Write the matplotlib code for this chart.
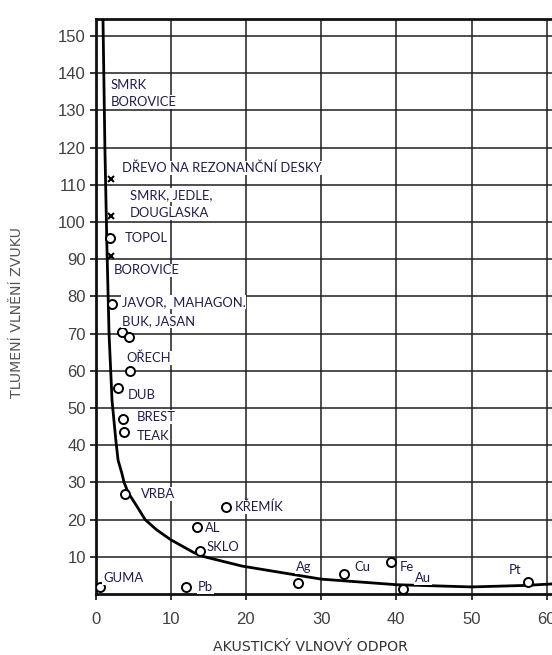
import matplotlib
matplotlib.use("Agg")
import matplotlib.pyplot as plt

# krivka
curve_x = [1.0, 1.25, 1.5, 1.8, 2.2, 2.7, 3.0, 3.5, 3.8, 4.36, 5.5, 6.6, 8.1,
           10.0, 13.1, 14.5, 19.5, 24.9, 30.0, 40.0, 50.0, 57.0, 60.7]
curve_y = [154, 120, 95, 70, 52, 41.4, 36, 32.5, 30, 27.2, 23.6, 20, 17.3,
           14.6, 11.1, 10, 7.5, 5.7, 4.0, 2.5, 1.9, 2.3, 2.7]

# materialy - kolecka
circ_x = [1.9, 2.2, 3.5, 4.5, 4.6, 3.0, 3.6, 3.8, 3.9, 17.4, 13.5, 13.9,
          0.6, 12.1, 26.9, 33.0, 39.3, 40.9, 57.5]
circ_y = [95.7, 78, 70.5, 69.2, 60, 55.5, 47, 43.5, 27, 23.3, 18, 11.6,
          2, 2, 3, 5.3, 8.7, 1.3, 3.3]

# drevo na rezonancni desky - krizky
cross_x = [2.06, 2.06, 2.1]
cross_y = [111.7, 101.6, 91]

labels = ["SMRK", "BOROVICE", "DŘEVO NA REZONANČNÍ DESKY", "SMRK, JEDLE,",
          "DOUGLASKA", "TOPOL", "BOROVICE", "JAVOR,  MAHAGON.", "BUK, JASAN",
          "OŘECH", "DUB", "BREST", "TEAK", "VRBA", "KŘEMÍK", "AL", "SKLO",
          "GUMA", "Pb", "Ag", "Cu", "Fe", "Au", "Pt"]
label_x = [2.0, 2.0, 3.5, 4.6, 4.6, 3.9, 2.4, 3.5, 3.5, 4.1, 4.3, 5.5, 5.5,
           6.1, 18.5, 14.6, 14.8, 1.0, 13.6, 26.6, 34.4, 40.5, 42.5, 54.9]
label_y = [136.8, 132.3, 114.5, 107.3, 102.4, 95.7, 87, 78.5, 73.4, 63.4,
           53.5, 47.6, 42.5, 26.9, 23.4, 17.7, 12.6, 4.3, 1.9, 7.3, 7.3, 7.3,
           4.3, 6.5]

fig = plt.figure(figsize=(5.52, 6.55), dpi=100)
ax = fig.add_axes([95.5 / 552, 61 / 655, 1 - 95.5 / 552, 575 / 655])

ax.set_xlim(0, 60.7)
ax.set_ylim(0, 154.6)
ax.set_xticks(range(0, 61, 10))
ax.set_yticks(range(10, 151, 10))
ax.grid(True, color="#1e1e1e", linewidth=1.1)
ax.set_axisbelow(True)

for s in ["left", "bottom", "top"]:
    ax.spines[s].set_linewidth(2)
    ax.spines[s].set_color("#111111")
ax.spines["right"].set_visible(False)

ax.tick_params(axis="both", colors="#111111", labelcolor="#404040",
               length=4, width=1.2)
ax.tick_params(axis="x", pad=9)
ax.tick_params(axis="y", pad=3)
for lab in ax.get_xticklabels() + ax.get_yticklabels():
    lab.set_family("Liberation Sans")
    lab.set_fontsize(12)

ax.plot(curve_x, curve_y, color="black", linewidth=2, zorder=3)
ax.plot(circ_x, circ_y, linestyle="none", marker="o", markersize=6.5,
        markerfacecolor="white", markeredgecolor="black",
        markeredgewidth=1.4, zorder=4)
ax.plot(cross_x, cross_y, linestyle="none", marker="x", markersize=5,
        color="black", markeredgewidth=1.5, zorder=4)

for t, lx, ly in zip(labels, label_x, label_y):
    ax.text(lx, ly, t, fontsize=9.4, family="Lato", color="#1f1a52",
            ha="left", va="center", zorder=5,
            bbox=dict(facecolor="white", edgecolor="none", pad=0.6))

fig.text(17 / 552, 1 - 312 / 655, "TLUMENÍ VLNĚNÍ ZVUKU", rotation=90,
         ha="center", va="center", fontsize=10.2, color="#555555")
fig.text(310 / 552, 1 - 647 / 655, "AKUSTICKÝ VLNOVÝ ODPOR",
         ha="center", va="center", fontsize=10.2, color="#333333")

fig.savefig("out.png", dpi=100)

——————————

- _Problem requirements_
Begin at the top of the material above and output each line exactly, stopping after the line that holds "cross_y = [111.7, 101.6, 91]". Leave out pictures.

- _Solution for this problem_
Write the matplotlib code for this chart.
import matplotlib
matplotlib.use("Agg")
import matplotlib.pyplot as plt

# krivka
curve_x = [1.0, 1.25, 1.5, 1.8, 2.2, 2.7, 3.0, 3.5, 3.8, 4.36, 5.5, 6.6, 8.1,
           10.0, 13.1, 14.5, 19.5, 24.9, 30.0, 40.0, 50.0, 57.0, 60.7]
curve_y = [154, 120, 95, 70, 52, 41.4, 36, 32.5, 30, 27.2, 23.6, 20, 17.3,
           14.6, 11.1, 10, 7.5, 5.7, 4.0, 2.5, 1.9, 2.3, 2.7]

# materialy - kolecka
circ_x = [1.9, 2.2, 3.5, 4.5, 4.6, 3.0, 3.6, 3.8, 3.9, 17.4, 13.5, 13.9,
          0.6, 12.1, 26.9, 33.0, 39.3, 40.9, 57.5]
circ_y = [95.7, 78, 70.5, 69.2, 60, 55.5, 47, 43.5, 27, 23.3, 18, 11.6,
          2, 2, 3, 5.3, 8.7, 1.3, 3.3]

# drevo na rezonancni desky - krizky
cross_x = [2.06, 2.06, 2.1]
cross_y = [111.7, 101.6, 91]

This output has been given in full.